## Given records
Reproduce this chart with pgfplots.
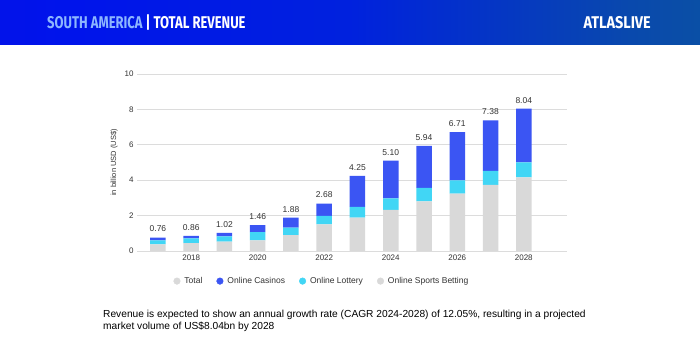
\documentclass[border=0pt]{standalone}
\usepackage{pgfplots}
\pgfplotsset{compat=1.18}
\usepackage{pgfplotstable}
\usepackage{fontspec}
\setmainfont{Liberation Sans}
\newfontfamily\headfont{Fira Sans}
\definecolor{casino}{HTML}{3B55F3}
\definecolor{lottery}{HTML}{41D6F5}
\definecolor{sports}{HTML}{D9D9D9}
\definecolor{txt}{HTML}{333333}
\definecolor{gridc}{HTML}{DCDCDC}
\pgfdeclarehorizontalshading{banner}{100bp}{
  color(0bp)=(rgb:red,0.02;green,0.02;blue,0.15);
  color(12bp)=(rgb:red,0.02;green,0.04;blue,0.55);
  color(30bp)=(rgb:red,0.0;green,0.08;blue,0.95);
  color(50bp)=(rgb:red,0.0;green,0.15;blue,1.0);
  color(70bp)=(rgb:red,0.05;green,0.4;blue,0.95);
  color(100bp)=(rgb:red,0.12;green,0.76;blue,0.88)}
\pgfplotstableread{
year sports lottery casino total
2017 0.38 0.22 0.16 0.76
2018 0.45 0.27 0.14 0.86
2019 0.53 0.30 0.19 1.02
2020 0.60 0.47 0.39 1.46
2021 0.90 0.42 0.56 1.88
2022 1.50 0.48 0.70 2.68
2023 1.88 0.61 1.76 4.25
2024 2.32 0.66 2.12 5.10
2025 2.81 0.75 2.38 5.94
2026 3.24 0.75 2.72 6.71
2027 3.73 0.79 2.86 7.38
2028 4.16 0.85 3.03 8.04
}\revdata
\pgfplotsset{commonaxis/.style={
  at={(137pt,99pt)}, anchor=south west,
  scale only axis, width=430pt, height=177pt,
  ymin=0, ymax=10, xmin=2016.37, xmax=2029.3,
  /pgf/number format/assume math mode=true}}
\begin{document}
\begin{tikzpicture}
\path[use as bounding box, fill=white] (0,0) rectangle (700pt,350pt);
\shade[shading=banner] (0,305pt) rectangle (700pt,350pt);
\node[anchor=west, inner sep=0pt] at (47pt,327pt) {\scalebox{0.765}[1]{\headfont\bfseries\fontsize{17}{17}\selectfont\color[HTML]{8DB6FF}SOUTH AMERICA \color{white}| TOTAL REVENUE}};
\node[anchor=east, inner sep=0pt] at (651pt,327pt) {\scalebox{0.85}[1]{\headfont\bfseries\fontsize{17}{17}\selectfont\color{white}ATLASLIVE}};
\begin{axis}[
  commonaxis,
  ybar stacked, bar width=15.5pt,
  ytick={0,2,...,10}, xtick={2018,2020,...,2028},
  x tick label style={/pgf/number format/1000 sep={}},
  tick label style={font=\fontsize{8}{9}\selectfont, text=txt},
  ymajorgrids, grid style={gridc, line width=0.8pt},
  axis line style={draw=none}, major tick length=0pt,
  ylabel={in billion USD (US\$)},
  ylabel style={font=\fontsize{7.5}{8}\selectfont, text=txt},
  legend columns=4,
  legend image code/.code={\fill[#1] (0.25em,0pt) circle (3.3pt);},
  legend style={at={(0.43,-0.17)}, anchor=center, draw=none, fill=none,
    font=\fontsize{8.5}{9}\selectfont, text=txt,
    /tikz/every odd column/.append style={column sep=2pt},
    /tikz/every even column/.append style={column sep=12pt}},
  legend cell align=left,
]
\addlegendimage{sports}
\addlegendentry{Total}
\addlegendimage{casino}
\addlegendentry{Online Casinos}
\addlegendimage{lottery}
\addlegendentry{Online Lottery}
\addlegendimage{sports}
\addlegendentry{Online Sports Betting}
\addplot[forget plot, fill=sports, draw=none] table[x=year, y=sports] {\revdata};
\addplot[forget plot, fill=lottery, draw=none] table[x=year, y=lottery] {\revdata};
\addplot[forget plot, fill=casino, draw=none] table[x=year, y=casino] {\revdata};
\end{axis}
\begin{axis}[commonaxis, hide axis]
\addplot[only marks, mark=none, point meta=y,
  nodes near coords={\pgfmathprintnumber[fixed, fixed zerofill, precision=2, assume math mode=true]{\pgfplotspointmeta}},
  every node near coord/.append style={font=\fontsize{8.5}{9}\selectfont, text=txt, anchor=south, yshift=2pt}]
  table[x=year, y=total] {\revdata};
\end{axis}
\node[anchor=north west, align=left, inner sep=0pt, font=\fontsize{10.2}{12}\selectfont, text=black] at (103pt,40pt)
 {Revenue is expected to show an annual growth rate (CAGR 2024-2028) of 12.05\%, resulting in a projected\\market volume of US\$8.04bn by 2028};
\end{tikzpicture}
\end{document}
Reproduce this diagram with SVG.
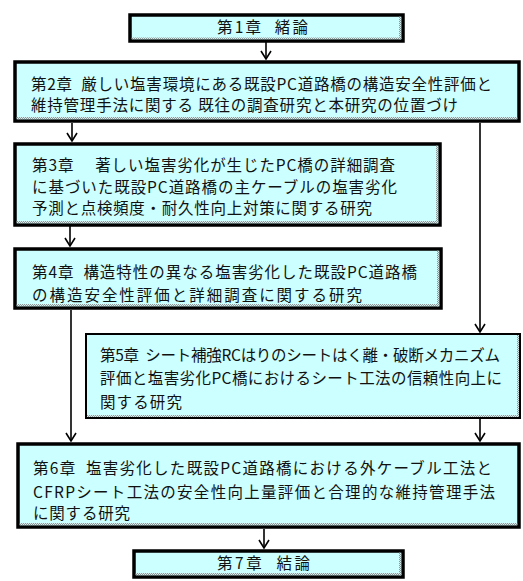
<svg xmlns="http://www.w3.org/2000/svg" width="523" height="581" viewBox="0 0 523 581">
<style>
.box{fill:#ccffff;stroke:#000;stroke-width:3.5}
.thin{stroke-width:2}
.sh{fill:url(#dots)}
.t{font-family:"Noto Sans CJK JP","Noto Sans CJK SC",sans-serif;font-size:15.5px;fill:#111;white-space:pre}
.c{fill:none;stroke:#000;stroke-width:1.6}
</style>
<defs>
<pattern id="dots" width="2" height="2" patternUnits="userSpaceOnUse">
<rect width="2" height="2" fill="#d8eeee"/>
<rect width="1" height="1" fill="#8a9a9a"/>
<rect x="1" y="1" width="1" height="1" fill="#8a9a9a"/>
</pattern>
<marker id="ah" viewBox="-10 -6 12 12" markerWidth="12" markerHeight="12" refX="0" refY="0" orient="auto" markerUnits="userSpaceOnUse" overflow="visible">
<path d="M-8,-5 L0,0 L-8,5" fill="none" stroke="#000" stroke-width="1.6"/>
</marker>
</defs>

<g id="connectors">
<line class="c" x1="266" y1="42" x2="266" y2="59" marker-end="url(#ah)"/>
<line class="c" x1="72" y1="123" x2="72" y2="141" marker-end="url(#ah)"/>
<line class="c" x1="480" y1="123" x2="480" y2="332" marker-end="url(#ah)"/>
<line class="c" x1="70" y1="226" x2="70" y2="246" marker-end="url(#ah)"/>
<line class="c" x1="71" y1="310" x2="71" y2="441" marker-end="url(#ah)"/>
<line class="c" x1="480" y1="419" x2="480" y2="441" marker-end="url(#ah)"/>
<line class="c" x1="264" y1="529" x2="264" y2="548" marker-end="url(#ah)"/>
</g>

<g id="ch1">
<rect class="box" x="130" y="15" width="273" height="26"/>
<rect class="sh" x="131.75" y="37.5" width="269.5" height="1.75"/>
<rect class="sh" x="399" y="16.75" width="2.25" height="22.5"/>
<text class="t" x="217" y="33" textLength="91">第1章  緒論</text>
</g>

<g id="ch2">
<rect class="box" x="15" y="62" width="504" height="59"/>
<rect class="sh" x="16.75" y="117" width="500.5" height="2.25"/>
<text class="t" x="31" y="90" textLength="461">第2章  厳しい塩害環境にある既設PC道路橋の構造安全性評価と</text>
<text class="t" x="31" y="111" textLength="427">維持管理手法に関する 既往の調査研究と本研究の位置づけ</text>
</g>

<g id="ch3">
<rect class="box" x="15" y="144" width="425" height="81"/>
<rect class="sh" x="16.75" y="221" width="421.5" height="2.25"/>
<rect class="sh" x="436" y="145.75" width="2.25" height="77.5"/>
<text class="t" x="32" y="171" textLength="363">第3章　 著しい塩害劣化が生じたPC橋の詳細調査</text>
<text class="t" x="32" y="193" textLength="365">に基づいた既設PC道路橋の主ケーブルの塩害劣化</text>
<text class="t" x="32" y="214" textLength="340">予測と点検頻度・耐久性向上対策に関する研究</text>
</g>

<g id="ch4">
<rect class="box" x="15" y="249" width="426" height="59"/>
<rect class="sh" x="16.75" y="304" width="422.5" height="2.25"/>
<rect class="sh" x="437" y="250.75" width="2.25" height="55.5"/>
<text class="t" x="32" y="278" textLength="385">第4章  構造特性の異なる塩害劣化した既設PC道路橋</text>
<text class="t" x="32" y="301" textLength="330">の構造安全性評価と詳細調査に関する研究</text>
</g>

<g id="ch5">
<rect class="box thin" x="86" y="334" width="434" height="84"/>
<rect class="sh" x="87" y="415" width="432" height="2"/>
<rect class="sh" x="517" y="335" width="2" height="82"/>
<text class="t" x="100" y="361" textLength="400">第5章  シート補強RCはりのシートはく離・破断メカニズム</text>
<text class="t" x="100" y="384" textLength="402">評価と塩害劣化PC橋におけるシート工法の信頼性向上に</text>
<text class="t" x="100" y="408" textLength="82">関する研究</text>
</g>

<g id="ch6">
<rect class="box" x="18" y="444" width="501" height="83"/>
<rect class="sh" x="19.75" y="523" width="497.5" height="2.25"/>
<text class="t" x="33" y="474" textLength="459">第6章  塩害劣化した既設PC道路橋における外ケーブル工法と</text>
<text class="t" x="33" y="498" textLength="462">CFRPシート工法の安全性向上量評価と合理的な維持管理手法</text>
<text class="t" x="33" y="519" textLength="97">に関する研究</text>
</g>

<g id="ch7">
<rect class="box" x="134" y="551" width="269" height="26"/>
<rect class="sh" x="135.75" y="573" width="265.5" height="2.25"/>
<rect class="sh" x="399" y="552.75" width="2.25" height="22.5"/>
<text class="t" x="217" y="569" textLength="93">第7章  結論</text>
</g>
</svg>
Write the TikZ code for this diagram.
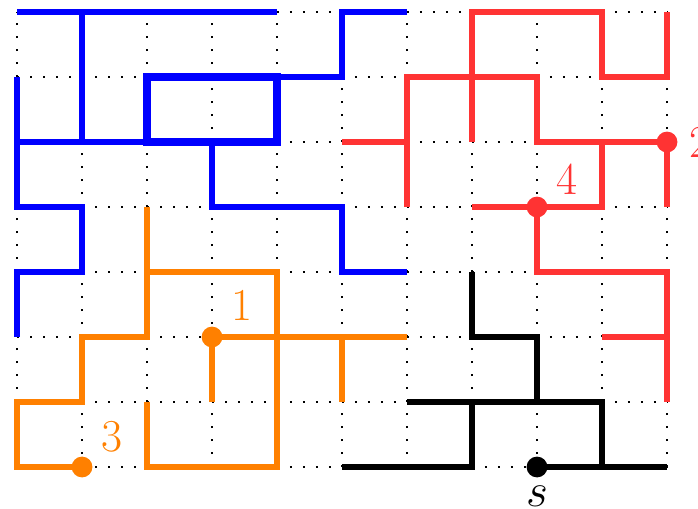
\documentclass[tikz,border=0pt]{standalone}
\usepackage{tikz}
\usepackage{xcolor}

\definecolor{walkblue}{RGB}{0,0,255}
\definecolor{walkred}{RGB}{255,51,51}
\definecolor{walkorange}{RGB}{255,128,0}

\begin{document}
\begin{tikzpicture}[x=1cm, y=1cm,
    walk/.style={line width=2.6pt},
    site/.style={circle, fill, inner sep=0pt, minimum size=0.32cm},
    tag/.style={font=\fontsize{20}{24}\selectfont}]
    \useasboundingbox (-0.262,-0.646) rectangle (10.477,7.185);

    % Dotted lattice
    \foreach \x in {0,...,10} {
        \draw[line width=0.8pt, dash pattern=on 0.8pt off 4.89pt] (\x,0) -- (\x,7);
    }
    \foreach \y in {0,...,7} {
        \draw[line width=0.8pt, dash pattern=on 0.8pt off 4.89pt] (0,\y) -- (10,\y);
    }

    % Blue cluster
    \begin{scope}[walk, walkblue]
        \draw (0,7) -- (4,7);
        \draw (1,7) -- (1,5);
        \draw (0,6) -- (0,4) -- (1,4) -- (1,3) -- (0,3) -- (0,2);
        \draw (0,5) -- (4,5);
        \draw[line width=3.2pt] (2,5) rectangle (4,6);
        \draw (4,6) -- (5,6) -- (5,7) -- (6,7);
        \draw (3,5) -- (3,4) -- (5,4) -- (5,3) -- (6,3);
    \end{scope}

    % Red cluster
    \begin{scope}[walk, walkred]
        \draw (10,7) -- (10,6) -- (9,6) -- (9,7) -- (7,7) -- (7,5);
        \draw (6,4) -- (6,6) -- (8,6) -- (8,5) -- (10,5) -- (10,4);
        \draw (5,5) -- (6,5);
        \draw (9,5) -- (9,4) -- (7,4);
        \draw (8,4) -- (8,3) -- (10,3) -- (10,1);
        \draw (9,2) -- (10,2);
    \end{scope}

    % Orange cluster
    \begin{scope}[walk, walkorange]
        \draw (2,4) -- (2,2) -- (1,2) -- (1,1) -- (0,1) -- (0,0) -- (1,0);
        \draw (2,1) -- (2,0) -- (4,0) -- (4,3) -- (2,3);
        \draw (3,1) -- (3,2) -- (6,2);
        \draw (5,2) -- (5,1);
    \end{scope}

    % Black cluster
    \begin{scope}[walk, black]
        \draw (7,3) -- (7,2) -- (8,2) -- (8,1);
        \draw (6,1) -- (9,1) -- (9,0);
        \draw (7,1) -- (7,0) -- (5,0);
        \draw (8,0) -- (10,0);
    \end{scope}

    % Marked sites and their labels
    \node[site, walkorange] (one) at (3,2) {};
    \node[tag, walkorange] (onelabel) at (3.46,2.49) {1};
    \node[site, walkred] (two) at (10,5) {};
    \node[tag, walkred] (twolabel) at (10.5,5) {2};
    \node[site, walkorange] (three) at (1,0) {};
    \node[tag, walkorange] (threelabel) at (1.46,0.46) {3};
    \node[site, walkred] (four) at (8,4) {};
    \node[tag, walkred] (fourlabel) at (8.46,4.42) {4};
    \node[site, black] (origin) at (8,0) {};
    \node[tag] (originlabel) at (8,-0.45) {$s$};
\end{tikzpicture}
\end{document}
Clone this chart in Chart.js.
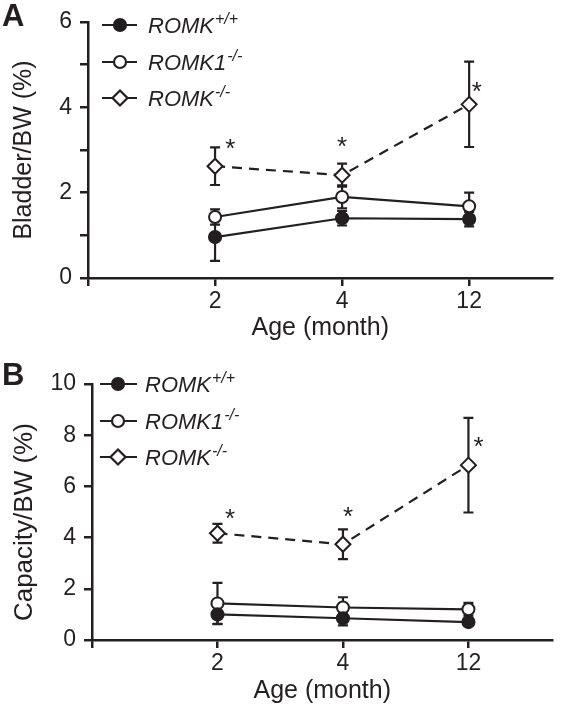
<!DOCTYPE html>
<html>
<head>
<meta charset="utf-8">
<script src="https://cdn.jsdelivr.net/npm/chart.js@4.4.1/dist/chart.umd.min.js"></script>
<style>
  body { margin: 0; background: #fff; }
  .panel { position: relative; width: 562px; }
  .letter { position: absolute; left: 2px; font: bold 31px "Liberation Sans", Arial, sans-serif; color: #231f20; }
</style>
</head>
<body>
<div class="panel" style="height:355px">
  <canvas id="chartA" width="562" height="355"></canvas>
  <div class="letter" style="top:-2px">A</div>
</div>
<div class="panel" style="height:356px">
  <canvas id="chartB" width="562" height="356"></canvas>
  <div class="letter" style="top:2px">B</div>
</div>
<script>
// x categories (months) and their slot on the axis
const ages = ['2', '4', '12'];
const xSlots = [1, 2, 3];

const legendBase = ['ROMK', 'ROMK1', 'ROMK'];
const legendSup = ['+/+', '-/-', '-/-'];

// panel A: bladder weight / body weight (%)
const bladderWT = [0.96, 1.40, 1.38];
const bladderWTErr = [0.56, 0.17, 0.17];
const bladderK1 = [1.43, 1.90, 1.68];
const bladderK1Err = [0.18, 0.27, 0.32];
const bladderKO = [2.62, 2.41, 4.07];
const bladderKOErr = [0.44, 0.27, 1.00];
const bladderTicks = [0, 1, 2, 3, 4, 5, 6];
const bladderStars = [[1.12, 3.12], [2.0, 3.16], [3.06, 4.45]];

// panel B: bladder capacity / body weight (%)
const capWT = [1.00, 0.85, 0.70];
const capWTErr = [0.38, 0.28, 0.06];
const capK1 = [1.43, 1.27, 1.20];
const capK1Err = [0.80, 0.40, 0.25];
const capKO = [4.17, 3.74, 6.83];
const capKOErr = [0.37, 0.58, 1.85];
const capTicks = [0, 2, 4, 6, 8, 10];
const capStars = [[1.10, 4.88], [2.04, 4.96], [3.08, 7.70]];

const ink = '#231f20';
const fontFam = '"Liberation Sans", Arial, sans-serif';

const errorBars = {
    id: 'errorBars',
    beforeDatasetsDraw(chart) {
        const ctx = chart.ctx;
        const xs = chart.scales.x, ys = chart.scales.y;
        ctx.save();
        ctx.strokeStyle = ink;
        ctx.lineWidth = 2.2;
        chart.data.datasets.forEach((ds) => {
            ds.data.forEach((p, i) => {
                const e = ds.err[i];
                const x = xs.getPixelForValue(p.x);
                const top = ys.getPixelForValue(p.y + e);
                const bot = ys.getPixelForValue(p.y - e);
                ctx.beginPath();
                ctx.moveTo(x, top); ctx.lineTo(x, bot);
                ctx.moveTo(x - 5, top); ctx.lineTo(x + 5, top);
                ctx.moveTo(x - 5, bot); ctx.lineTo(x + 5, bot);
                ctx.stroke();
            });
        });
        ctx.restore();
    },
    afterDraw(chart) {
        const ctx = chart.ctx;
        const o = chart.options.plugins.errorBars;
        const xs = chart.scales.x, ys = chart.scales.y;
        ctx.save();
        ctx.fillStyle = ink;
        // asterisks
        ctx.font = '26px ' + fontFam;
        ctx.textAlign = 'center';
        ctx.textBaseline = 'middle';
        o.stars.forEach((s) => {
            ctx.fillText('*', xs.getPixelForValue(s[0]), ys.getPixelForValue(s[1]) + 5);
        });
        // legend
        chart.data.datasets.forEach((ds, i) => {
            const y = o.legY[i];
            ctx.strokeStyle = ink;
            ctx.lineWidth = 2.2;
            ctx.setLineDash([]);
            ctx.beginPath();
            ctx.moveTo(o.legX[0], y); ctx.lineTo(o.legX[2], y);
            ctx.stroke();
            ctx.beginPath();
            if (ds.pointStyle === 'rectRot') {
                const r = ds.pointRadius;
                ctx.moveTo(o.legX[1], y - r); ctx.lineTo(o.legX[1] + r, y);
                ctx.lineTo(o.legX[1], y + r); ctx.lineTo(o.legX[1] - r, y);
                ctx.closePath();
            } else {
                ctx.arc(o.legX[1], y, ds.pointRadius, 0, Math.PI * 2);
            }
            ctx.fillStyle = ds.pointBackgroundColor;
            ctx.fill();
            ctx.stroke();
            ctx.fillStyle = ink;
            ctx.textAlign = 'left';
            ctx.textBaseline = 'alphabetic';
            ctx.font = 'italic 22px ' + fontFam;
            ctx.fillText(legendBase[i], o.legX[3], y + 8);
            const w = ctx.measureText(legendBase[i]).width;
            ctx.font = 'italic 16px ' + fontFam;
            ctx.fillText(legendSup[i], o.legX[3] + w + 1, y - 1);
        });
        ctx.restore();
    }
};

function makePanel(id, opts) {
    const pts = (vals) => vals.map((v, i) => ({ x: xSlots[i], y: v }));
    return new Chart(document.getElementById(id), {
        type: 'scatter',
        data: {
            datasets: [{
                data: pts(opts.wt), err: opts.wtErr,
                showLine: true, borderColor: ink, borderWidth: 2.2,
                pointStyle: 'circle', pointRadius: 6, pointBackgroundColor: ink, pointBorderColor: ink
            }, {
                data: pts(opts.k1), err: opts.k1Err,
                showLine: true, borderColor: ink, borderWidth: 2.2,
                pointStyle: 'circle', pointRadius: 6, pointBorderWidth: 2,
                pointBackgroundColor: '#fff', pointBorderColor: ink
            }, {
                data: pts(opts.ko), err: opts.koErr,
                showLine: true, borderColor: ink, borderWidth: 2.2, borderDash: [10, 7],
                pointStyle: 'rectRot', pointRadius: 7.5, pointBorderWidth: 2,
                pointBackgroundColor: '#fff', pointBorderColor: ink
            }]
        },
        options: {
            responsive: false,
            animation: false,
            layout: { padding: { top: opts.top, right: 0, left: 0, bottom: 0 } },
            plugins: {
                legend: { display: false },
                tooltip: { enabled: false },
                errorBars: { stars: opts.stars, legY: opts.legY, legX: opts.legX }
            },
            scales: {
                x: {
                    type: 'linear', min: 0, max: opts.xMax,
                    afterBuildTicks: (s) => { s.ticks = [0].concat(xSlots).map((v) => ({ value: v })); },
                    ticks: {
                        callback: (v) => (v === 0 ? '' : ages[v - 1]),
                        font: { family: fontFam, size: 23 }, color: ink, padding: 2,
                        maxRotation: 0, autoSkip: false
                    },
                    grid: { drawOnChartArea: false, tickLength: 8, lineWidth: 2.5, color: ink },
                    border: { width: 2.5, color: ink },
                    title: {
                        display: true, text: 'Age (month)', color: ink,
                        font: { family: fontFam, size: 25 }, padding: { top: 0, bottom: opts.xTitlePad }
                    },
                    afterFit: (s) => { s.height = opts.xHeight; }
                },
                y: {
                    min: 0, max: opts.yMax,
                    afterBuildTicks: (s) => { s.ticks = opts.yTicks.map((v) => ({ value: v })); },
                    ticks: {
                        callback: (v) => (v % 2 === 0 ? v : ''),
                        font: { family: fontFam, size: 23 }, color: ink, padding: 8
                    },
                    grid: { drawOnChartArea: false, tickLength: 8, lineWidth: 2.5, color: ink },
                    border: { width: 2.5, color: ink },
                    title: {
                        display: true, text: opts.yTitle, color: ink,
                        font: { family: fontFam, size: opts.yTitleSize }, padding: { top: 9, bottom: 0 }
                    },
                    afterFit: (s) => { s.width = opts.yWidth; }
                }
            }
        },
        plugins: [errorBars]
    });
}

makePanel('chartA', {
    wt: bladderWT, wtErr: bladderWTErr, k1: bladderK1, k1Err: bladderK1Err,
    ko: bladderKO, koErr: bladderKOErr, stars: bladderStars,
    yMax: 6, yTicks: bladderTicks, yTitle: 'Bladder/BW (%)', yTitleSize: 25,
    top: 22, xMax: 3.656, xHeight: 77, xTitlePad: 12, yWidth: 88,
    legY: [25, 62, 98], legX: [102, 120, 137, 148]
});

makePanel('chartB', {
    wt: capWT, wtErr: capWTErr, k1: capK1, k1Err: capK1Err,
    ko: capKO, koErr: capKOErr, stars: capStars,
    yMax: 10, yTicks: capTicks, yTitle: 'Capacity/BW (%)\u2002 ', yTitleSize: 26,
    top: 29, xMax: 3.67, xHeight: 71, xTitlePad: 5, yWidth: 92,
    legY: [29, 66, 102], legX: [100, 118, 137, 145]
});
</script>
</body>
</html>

## What you need to do
Output word for word the lines running from the one containing "Clone this chart in Chart.js." to the one containing "const bladderStars = [[1.12, 3.12], [2.0, 3.16], [3.06, 4.45]];", both included, leaving out the pictures.

## Result below
Clone this chart in Chart.js.
<!DOCTYPE html>
<html>
<head>
<meta charset="utf-8">
<script src="https://cdn.jsdelivr.net/npm/chart.js@4.4.1/dist/chart.umd.min.js"></script>
<style>
  body { margin: 0; background: #fff; }
  .panel { position: relative; width: 562px; }
  .letter { position: absolute; left: 2px; font: bold 31px "Liberation Sans", Arial, sans-serif; color: #231f20; }
</style>
</head>
<body>
<div class="panel" style="height:355px">
  <canvas id="chartA" width="562" height="355"></canvas>
  <div class="letter" style="top:-2px">A</div>
</div>
<div class="panel" style="height:356px">
  <canvas id="chartB" width="562" height="356"></canvas>
  <div class="letter" style="top:2px">B</div>
</div>
<script>
// x categories (months) and their slot on the axis
const ages = ['2', '4', '12'];
const xSlots = [1, 2, 3];

const legendBase = ['ROMK', 'ROMK1', 'ROMK'];
const legendSup = ['+/+', '-/-', '-/-'];

// panel A: bladder weight / body weight (%)
const bladderWT = [0.96, 1.40, 1.38];
const bladderWTErr = [0.56, 0.17, 0.17];
const bladderK1 = [1.43, 1.90, 1.68];
const bladderK1Err = [0.18, 0.27, 0.32];
const bladderKO = [2.62, 2.41, 4.07];
const bladderKOErr = [0.44, 0.27, 1.00];
const bladderTicks = [0, 1, 2, 3, 4, 5, 6];
const bladderStars = [[1.12, 3.12], [2.0, 3.16], [3.06, 4.45]];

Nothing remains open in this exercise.